Ever since OpenAI released ChatGPT to the public late last year, the speed of innovation in the field of artificial intelligence–specifically generative AI–has been blistering. Tech companies are feverishly working to develop more intelligent systems and essentially add intelligent assistants to a wide range of tools to help users be more efficient and creative.
But for some, the pace of innovation is cause for alarm. That includes the Future of Life Institute, a nonprofit research group dedicated to the safe development of emerging technologies, which is calling on tech firms to pump the brakes on generative AI investments.
The group, backed by tech leaders such as Elon Musk, professors from MIT and Harvard, and other technology executives and researchers, says in an open letter that AI labs should immediately pause the training of AI systems more powerful than OpenAI’s GPT-4 for at least six months.
The letter is signed by more than 1,300 experts, including Musk, Apple Co-founder Steve Wozniak, former presidential candidate Andrew Yang, as well as data and AI experts from Google and Microsoft, two of the largest companies developing AI systems.
Both Google and Microsoft are beginning to integrate generative AI across their product portfolios, developing intelligent copilots to assist users in a wide range of tasks, such as content generation, marketing, sales, communications and cybersecurity. The companies plan to roll out AI assistants in widely used tools in their respective portfolios of business applications, and other solution providers are following suit.
On another level, the interest in generative AI and ChatGPT is astronomical, with ChatGPT beating out the largest social media platforms and other popular consumer apps for reaching 1 million users, achieving the feat in just five days last fall.

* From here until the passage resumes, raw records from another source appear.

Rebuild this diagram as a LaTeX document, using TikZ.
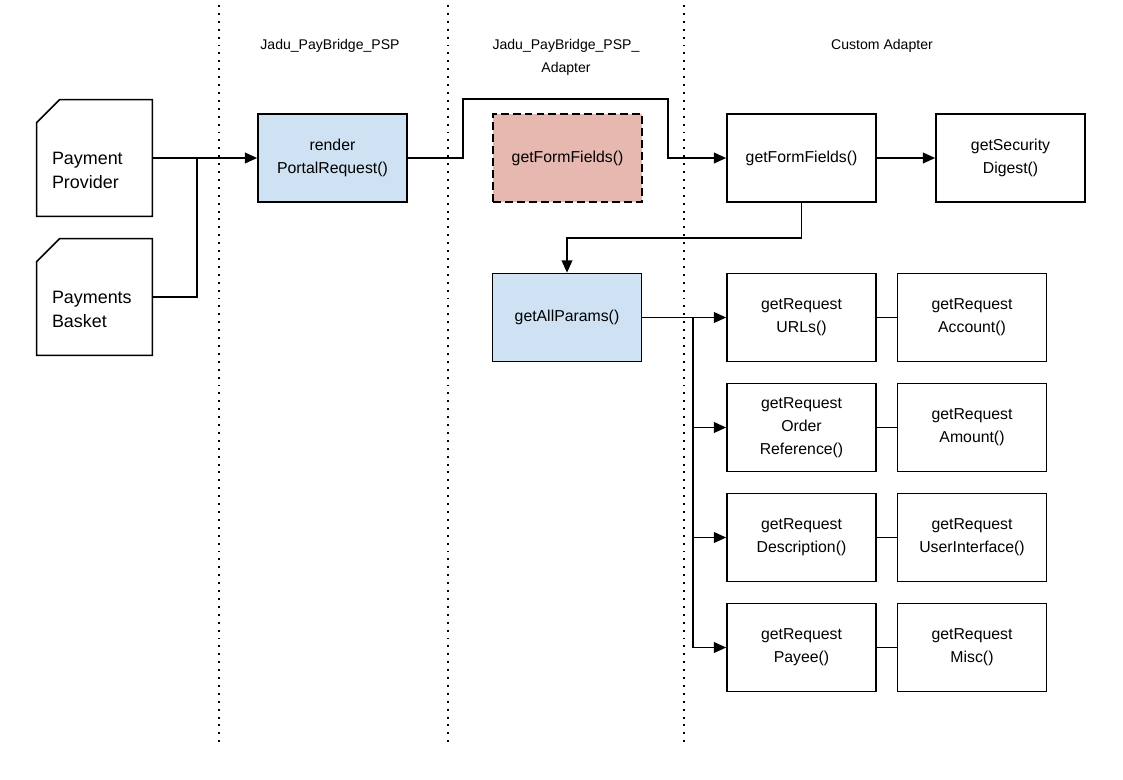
\documentclass[tikz,border=0pt]{standalone}
\usepackage{fontspec}
\setmainfont{Liberation Sans}
\usetikzlibrary{arrows.meta}

\definecolor{pspblue}{HTML}{CFE2F3}
\definecolor{stubred}{HTML}{E6B8AF}

\begin{document}
\begin{tikzpicture}[x=0.02cm, y=-0.02cm,
fn/.style={draw, line width=0.9pt, minimum width=2.98cm, minimum height=1.76cm, align=center, font=\fontsize{9}{13}\selectfont},
pspfn/.style={fn, fill=pspblue},
stubfn/.style={fn, fill=stubred, dash pattern=on 4.5pt off 2.3pt},
docnode/.style={minimum width=2.3cm, minimum height=2.32cm},
doctext/.style={anchor=west, align=left, inner sep=0pt, xshift=0.3cm, yshift=-0.24cm, font=\fontsize{10.2}{13.6}\selectfont},
lane/.style={line width=1.1pt, dash pattern=on 1.1pt off 3.4pt},
head/.style={align=center, font=\fontsize{8}{13}\selectfont},
wire/.style={line width=1.1pt},
flow/.style={wire, -{Triangle[length=7pt, width=6pt]}},
]

\useasboundingbox (0,0) rectangle (1123,779);

% lanes
\foreach \lx in {219,448,684} {\draw[lane] (\lx,5) -- (\lx,745);}

\node[head] (hpsp) at (330,46) {Jadu\_PayBridge\_PSP};
\node[head] (hadapter) at (566,57) {Jadu\_PayBridge\_PSP\_\\Adapter};
\node[head] (hcustom) at (882,46) {Custom Adapter};

% sources
\node[docnode, label={[doctext]west:Payment\\Provider}] (provider) at (94.5,158) {};
\node[docnode, label={[doctext]west:Payments\\Basket}] (basket) at (94.5,297) {};
\foreach \d in {provider,basket} {
  \draw[line width=0.9pt] ([yshift=-0.46cm]\d.north west) -- ([xshift=0.46cm]\d.north west) -- (\d.north east) -- (\d.south east) -- (\d.south west) -- cycle;
}

% functions
\node[pspfn] (render) at (332.5,158) {render\\PortalRequest()};
\node[stubfn] (stub) at (567.5,158) {getFormFields()};
\node[fn] (formfields) at (801.5,158) {getFormFields()};
\node[fn] (digest) at (1010.5,158) {getSecurity\\Digest()};
\node[pspfn] (allparams) at (567,317.5) {getAllParams()};

\node[fn] (urls) at (801.5,317.5) {getRequest\\URLs()};
\node[fn] (account) at (972,317.5) {getRequest\\Account()};
\node[fn] (order) at (801.5,427.5) {getRequest\\Order\\Reference()};
\node[fn] (amount) at (972,427.5) {getRequest\\Amount()};
\node[fn] (descr) at (801.5,537.5) {getRequest\\Description()};
\node[fn] (ui) at (972,537.5) {getRequest\\UserInterface()};
\node[fn] (payee) at (801.5,647.5) {getRequest\\Payee()};
\node[fn] (misc) at (972,647.5) {getRequest\\Misc()};

% connectors
\coordinate (join) at (197,158);
\coordinate (hopL) at (463,99);
\coordinate (hopR) at (668,99);
\coordinate (drop) at (567,238);
\coordinate (fork) at (693,317.5);

\draw[flow] (provider.east) -- (render.west);
\draw[wire] (basket.east) -| (join);
\draw[flow] (render.east) -| (hopL) -- (hopR) |- (formfields.west);
\draw[flow] (formfields) -- (digest);
\draw[flow] (formfields.south) |- (drop) -- (allparams.north);
\draw[flow] (allparams.east) -- (urls.west);
\foreach \r in {order,descr,payee} {\draw[flow] (fork) |- (\r.west);}
\foreach \a/\b in {urls/account,order/amount,descr/ui,payee/misc} {\draw[wire] (\a) -- (\b);}

\end{tikzpicture}
\end{document}
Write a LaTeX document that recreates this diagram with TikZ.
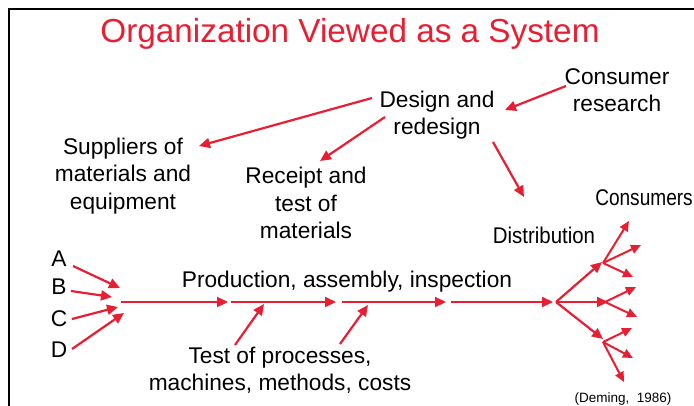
\documentclass[tikz,border=0pt]{standalone}
\usepackage{fontspec}
\setmainfont{Liberation Sans}
\usetikzlibrary{arrows.meta}
\definecolor{dred}{RGB}{232,30,50}
\tikzset{
  lbl/.style={inner sep=0pt, align=center, font=\fontsize{22.7}{27.5}\selectfont},
  arr/.style={draw=dred, line width=2.2pt, -{Triangle[length=11pt,width=10pt]}, shorten >=0pt},
  sarr/.style={draw=dred, line width=2pt, -{Triangle[length=10pt,width=9pt]}},
}
\begin{document}
\begin{tikzpicture}[x=1pt,y=-1pt]
\useasboundingbox (0,0) rectangle (694,405);
\clip (0,0) rectangle (694,405);
% frame
\draw[line width=1.6pt] (9,420) -- (9,9) -- (710,9);
% title
\node[inner sep=0pt, text=dred, font=\fontsize{33.3}{40}\selectfont] (title) at (350,34) {Organization Viewed as a System};
% labels
\node[lbl] (design) at (437,115) {Design and\\redesign};
\node[lbl] (consumer) at (617,90) {Consumer\\research};
\node[lbl] (suppliers) at (123,176) {Suppliers of\\materials and\\equipment};
\node[lbl] (receipt) at (306,203) {Receipt and\\test of\\materials};
\node[lbl] (tests) at (280,370) {Test of processes,\\machines, methods, costs};
\node[lbl, anchor=base] (prod) at (347,287) {Production, assembly, inspection};
\node[lbl, anchor=base] (distr) at (544,243) {\scalebox{0.9}[1]{Distribution}};
\node[lbl, anchor=base] (consumers) at (644,205) {\scalebox{0.84}[1]{Consumers}};
\node[lbl, anchor=base] (A) at (59,266) {A};
\node[lbl, anchor=base] (B) at (59,294) {B};
\node[lbl, anchor=base] (C) at (59,326) {C};
\node[lbl, anchor=base] (D) at (59,357) {D};
\node[inner sep=0pt, anchor=base, font=\fontsize{13.5}{16}\selectfont] (deming) at (623,402) {(Deming,\ \ 1986)};
% connector end points
\coordinate (dS) at (372,98);  \coordinate (sT) at (199,146);
\coordinate (dR) at (385,117); \coordinate (rT) at (320,161);
\coordinate (cD) at (566,86);  \coordinate (dT) at (505,110);
\coordinate (dD) at (493,142); \coordinate (xT) at (524,197);
\coordinate (aS) at (73,266);  \coordinate (aT) at (120,288);
\coordinate (bS) at (71,291);  \coordinate (bT) at (112,297);
\coordinate (cS) at (72,319);  \coordinate (cT) at (118,307);
\coordinate (dS2) at (72,349); \coordinate (dT2) at (124,313);
\coordinate (m0) at (121,302); \coordinate (m1) at (228,302);
\coordinate (m1b) at (231,302); \coordinate (m2) at (336,302);
\coordinate (m2b) at (342,302); \coordinate (m3) at (446,302);
\coordinate (m3b) at (451,302); \coordinate (hub) at (553,302);
\coordinate (t1S) at (235,345); \coordinate (t1T) at (264,304);
\coordinate (t2S) at (340,344); \coordinate (t2T) at (368,305);
\coordinate (h0) at (556,302);
\coordinate (h1) at (602,262); \coordinate (h2) at (608,302); \coordinate (h3) at (603,339);
\coordinate (h1s) at (603,263); \coordinate (h2s) at (605,302); \coordinate (h3s) at (603,342);
\coordinate (e1) at (629,221); \coordinate (e2) at (641,245); \coordinate (e3) at (633,277);
\coordinate (e4) at (636,287); \coordinate (e5) at (637,317);
\coordinate (e6) at (632,328); \coordinate (e7) at (633,358); \coordinate (e8) at (624,382);
% connectors
\draw[arr] (dS) -- (sT);
\draw[arr] (dR) -- (rT);
\draw[arr] (cD) -- (dT);
\draw[arr] (dD) -- (xT);
\draw[arr] (aS) -- (aT);
\draw[arr] (bS) -- (bT);
\draw[arr] (cS) -- (cT);
\draw[arr] (dS2) -- (dT2);
\draw[arr] (m0) -- (m1);
\draw[arr] (m1b) -- (m2);
\draw[arr] (m2b) -- (m3);
\draw[arr] (m3b) -- (hub);
\draw[arr] (t1S) -- (t1T);
\draw[arr] (t2S) -- (t2T);
\draw[arr] (h0) -- (h1);
\draw[arr] (h0) -- (h2);
\draw[arr] (h0) -- (h3);
\draw[sarr] (h1s) -- (e1);
\draw[sarr] (h1s) -- (e2);
\draw[sarr] (h1s) -- (e3);
\draw[sarr] (h2s) -- (e4);
\draw[sarr] (h2s) -- (e5);
\draw[sarr] (h3s) -- (e6);
\draw[sarr] (h3s) -- (e7);
\draw[sarr] (h3s) -- (e8);
\end{tikzpicture}
\end{document}
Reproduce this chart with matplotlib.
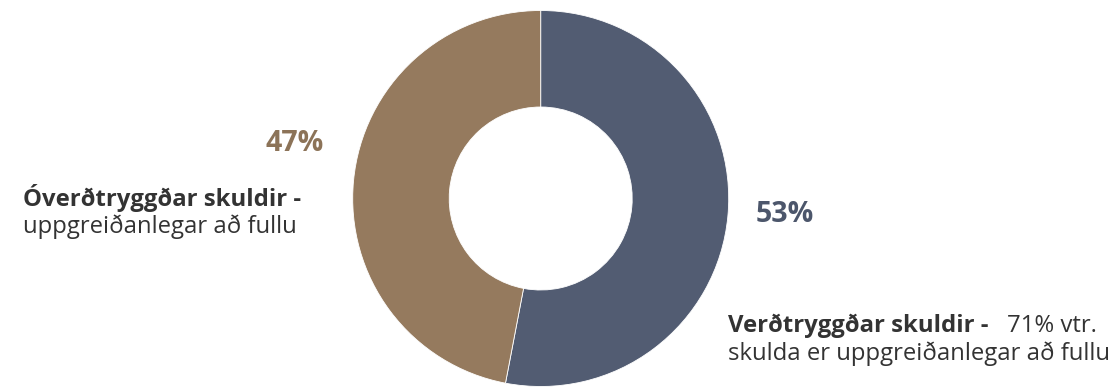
import matplotlib
matplotlib.use("Agg")
import matplotlib.pyplot as plt

categories = ["Verðtryggðar skuldir", "Óverðtryggðar skuldir"]
values = [53, 47]
pct_labels = ["53%", "47%"]
colors = ["#525c72", "#957a5e"]

W, H = 1114, 388
fig = plt.figure(figsize=(W / 100, H / 100), dpi=100)
ax = fig.add_axes([0, 0, 1, 1])

cx, cy, R = 540.7, H - 198.5, 188
ax.pie(values, colors=colors, startangle=90, counterclock=False,
       center=(cx, cy), radius=R, frame=True,
       wedgeprops=dict(width=R - 91.5, edgecolor="white", linewidth=0.6))
ax.set_xlim(0, W)
ax.set_ylim(0, H)
ax.set_aspect("equal")
ax.axis("off")

font = "Open Sans"
ax.text(756, H - 222, pct_labels[0], fontsize=20.5, fontweight="bold",
        color="#4c566b", family=font, va="baseline", ha="left")
ax.text(266, H - 151, pct_labels[1], fontsize=20.5, fontweight="bold",
        color="#8c7358", family=font, va="baseline", ha="left")

dark = "#333333"
fs = 17.2
ax.text(23, H - 206, "Óverðtryggðar skuldir -", fontsize=fs, fontweight="bold",
        color=dark, family=font, va="baseline")
ax.text(23, H - 233, "uppgreiðanlegar að fullu", fontsize=fs,
        color=dark, family=font, va="baseline")

ax.text(728, H - 332, "Verðtryggðar skuldir -", fontsize=fs, fontweight="bold",
        color=dark, family=font, va="baseline")
ax.text(1007, H - 332, "71% vtr.", fontsize=fs,
        color=dark, family=font, va="baseline")
ax.text(728, H - 360, "skulda er uppgreiðanlegar að fullu", fontsize=fs,
        color=dark, family=font, va="baseline")

fig.savefig("out.png", dpi=100, facecolor="white")
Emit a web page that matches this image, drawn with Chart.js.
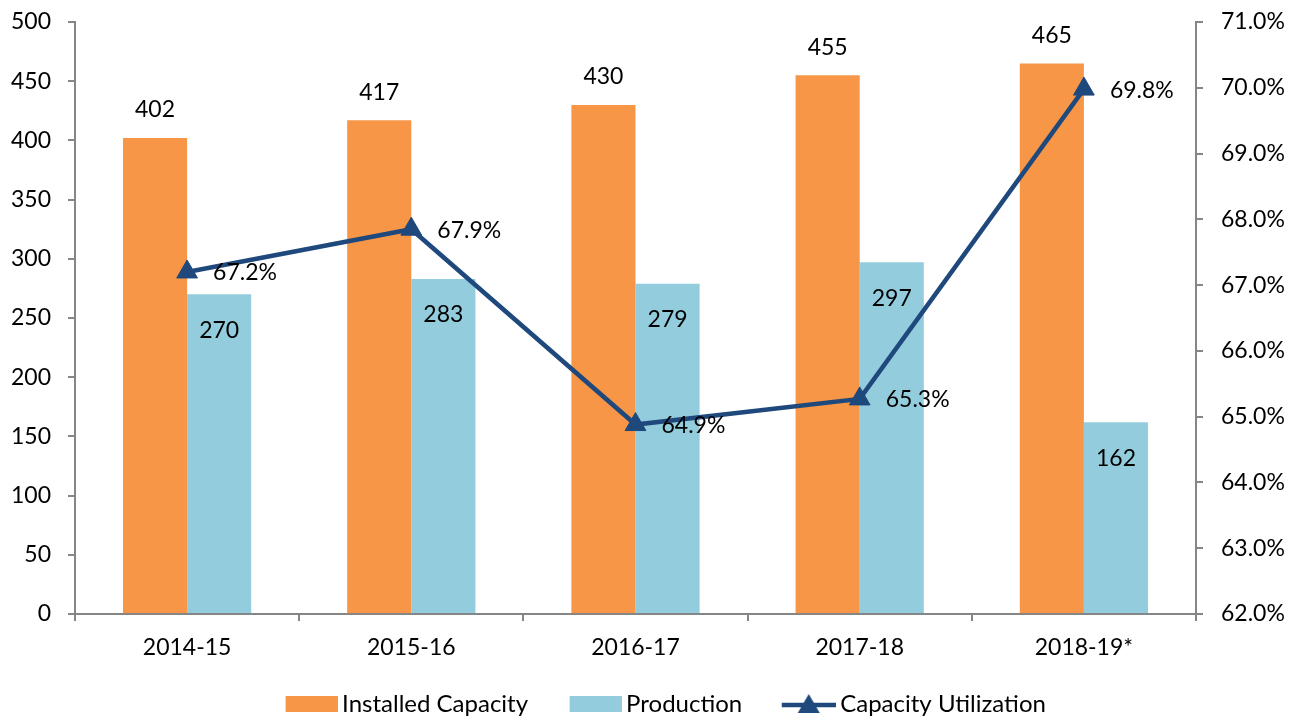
<!DOCTYPE html>
<html>
<head>
<meta charset="utf-8">
<script src="https://cdn.jsdelivr.net/npm/chart.js@4.4.0/dist/chart.umd.min.js"></script>
<style>
  html, body { margin: 0; padding: 0; background: #fff; }
  #wrap { width: 1300px; height: 718px; }
</style>
</head>
<body>
<div id="wrap"><canvas id="capChart" width="1300" height="718"></canvas></div>
<script>
const years = ["2014-15", "2015-16", "2016-17", "2017-18", "2018-19*"];
const installed = [402, 417, 430, 455, 465];
const production = [270, 283, 279, 297, 162];
// line positions as drawn in the picture (last point sits on the 70% tick)
const utilization = [67.2, 67.85, 64.88, 65.27, 69.98];
// printed labels of the line
const utilLabels = ["67.2%", "67.9%", "64.9%", "65.3%", "69.8%"];

const orange = "#F79646";
const blue = "#93CDDD";
const navy = "#1F497D";
const axisGrey = "#868686";
const fontFam = "Lato, 'Noto Sans', sans-serif";

// legend markers drawn to small canvases, marker sits at the right end
const MARK_W = 91;
function swatch(color) {
  const c = document.createElement("canvas");
  c.width = MARK_W; c.height = 16;
  const g = c.getContext("2d");
  g.fillStyle = color;
  g.fillRect(MARK_W - 52, 0, 52, 16);
  return c;
}
function lineSwatch() {
  const c = document.createElement("canvas");
  c.width = MARK_W; c.height = 22;
  const g = c.getContext("2d");
  const x0 = MARK_W - 54;
  g.strokeStyle = navy;
  g.lineWidth = 4.5;
  g.beginPath(); g.moveTo(x0, 12); g.lineTo(MARK_W, 12); g.stroke();
  g.fillStyle = navy;
  g.beginPath(); g.moveTo(x0 + 27, 1); g.lineTo(x0 + 38, 20); g.lineTo(x0 + 16, 20); g.closePath(); g.fill();
  return c;
}
const markers = [swatch(orange), swatch(blue), lineSwatch()];

// value labels
const valueLabels = {
  id: "valueLabels",
  afterDatasetsDraw(chart) {
    const ctx = chart.ctx;
    ctx.save();
    ctx.font = "23px " + fontFam;
    ctx.fillStyle = "#000";
    ctx.textBaseline = "middle";
    chart.getDatasetMeta(0).data.forEach((bar, i) => {
      ctx.textAlign = "center";
      ctx.fillText(installed[i], bar.x, bar.y - 28);
    });
    chart.getDatasetMeta(1).data.forEach((bar, i) => {
      ctx.textAlign = "center";
      ctx.fillText(production[i], bar.x, bar.y + 36);
    });
    chart.getDatasetMeta(2).data.forEach((pt, i) => {
      ctx.textAlign = "left";
      ctx.fillText(utilLabels[i], pt.x + 26, pt.y + 1);
    });
    ctx.restore();
  }
};

const data = {
  labels: years,
  datasets: [
    {
      label: "Installed Capacity",
      data: installed,
      backgroundColor: orange,
      yAxisID: "y",
      order: 1,
    },
    {
      label: "Production",
      data: production,
      backgroundColor: blue,
      yAxisID: "y",
      order: 1,
    },
    {
      type: "line",
      label: "Capacity Utilization",
      data: utilization,
      yAxisID: "y1",
      borderColor: navy,
      backgroundColor: navy,
      borderWidth: 4.5,
      pointStyle: "triangle",
      pointRadius: 12,
      pointHoverRadius: 12,
      pointBorderWidth: 1,
      pointBackgroundColor: navy,
      pointBorderColor: navy,
      tension: 0,
      order: 0,
    },
  ],
};

const config = {
  type: "bar",
  data: data,
  plugins: [valueLabels],
  options: {
    responsive: false,
    animation: false,
    maintainAspectRatio: false,
    layout: { padding: { top: 22, left: 0, right: 0, bottom: -8 } },
    datasets: {
      bar: { categoryPercentage: 0.572, barPercentage: 1.0 }
    },
    plugins: {
      tooltip: { enabled: false },
      legend: {
        position: "bottom",
        labels: {
          usePointStyle: true,
          pointStyleWidth: MARK_W - 15,
          color: "#000",
          padding: 10,
          font: { family: fontFam, size: 24 },
          generateLabels(chart) {
            return chart.data.datasets.map((ds, i) => ({
              text: ds.label,
              datasetIndex: i,
              pointStyle: markers[i],
              fillStyle: ds.backgroundColor,
              strokeStyle: ds.backgroundColor,
              lineWidth: 0,
              hidden: false,
            }));
          }
        }
      }
    },
    scales: {
      x: {
        grid: { drawOnChartArea: false, drawTicks: true, tickLength: 7, color: axisGrey, lineWidth: 2, offset: true },
        border: { color: axisGrey, width: 2 },
        ticks: { color: "#000", font: { family: fontFam, size: 23 }, padding: 13 },
        afterFit(scale) { scale.height = 68; }
      },
      y: {
        position: "left",
        min: 0,
        max: 500,
        ticks: { stepSize: 50, color: "#000", font: { family: fontFam, size: 23 }, padding: 17 },
        grid: { drawOnChartArea: false, drawTicks: true, tickLength: 7, color: axisGrey, lineWidth: 2 },
        border: { color: axisGrey, width: 2 },
        afterFit(scale) { scale.width = 75; scale.paddingTop = 12; scale.paddingBottom = 0; }
      },
      y1: {
        position: "right",
        min: 62,
        max: 71,
        ticks: {
          stepSize: 1,
          color: "#000",
          font: { family: fontFam, size: 23 },
          padding: 18,
          callback: v => v.toFixed(1) + "%"
        },
        grid: { drawOnChartArea: false, drawTicks: true, tickLength: 7, color: axisGrey, lineWidth: 2 },
        border: { color: axisGrey, width: 2 },
        afterFit(scale) { scale.width = 104; scale.paddingTop = 12; scale.paddingBottom = 0; }
      }
    }
  }
};

let capChart = new Chart(document.getElementById("capChart"), config);
</script>
</body>
</html>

While AI research and development has been ongoing for years, its recent proliferation is cause for concern, the letter states. AI should be planned for and managed carefully, the organization says in the letter.
“Unfortunately, this level of planning and management is not happening, even though recent months have seen AI labs locked in an out-of-control race to develop and deploy ever more powerful digital minds that no one – not even their creators – can understand, predict, or reliably control,” the letter states.
Essentially, the organization expresses concern that AI systems are becoming competitive with humans, and the benefit to humanity is dubious at best. Instead, the Future of Life contends that developing machines with the power to spread propaganda, automate a wide range of jobs, and outsmart and replace us should be scrutinized to the fullest extent–not just by “unelected tech leaders.”
While the letter was signed by AI and tech experts from leading organizations, signatories from OpenAI do not currently appear on the letter. The Future of Life uses OpenAI’s own words in its letter, citing a recent statement regarding AI about the need to, “[at] some point … get independent review before starting to train future systems” and limit the growth of more advanced AI models.
“We agree,” the letter states. “That point is now.”
In calling on AI labs to pause development of AI systems more advanced than GPT-4, the organization says governments should step in and institute a moratorium if the pause is not enacted quickly.
In addition, AI labs and experts should develop and implement a set of shared safety protocols for advanced AI design and development “development that are rigorously audited and overseen by independent outside experts” that ensure systems adhering to them are “safe beyond a reasonable doubt.”
“This does not mean a pause on AI development in general, merely a stepping back from the dangerous race to ever-larger unpredictable black-box models with emergent capabilities,” the Future of Life letter states.
In many cases of generative AI announcements, tech firms caution that the models are not human and are not perfect, and in many cases give inaccurate information, resulting in the need for human intervention. These systems have typically been announced as intelligent assistant or copilots, and have not yet been intended to replace a human.
To that end, Future of Life says tech firms need to focus on improving the safety and reliability of current models.
Instead, the tech industry should focus on making the currently available AI systems more “accurate, safe, interpretable, transparent, robust, aligned, trustworthy, and loyal,” the letter states.
In addition, AI developers should be working with policymakers to create AI governance systems that include regulatory authorities, oversight and tracking of AI systems, watermarking systems, liability of AI-caused harm, funding for AI safety research, and resources for coping with economic and political disruptions that AI will cause, the letter states.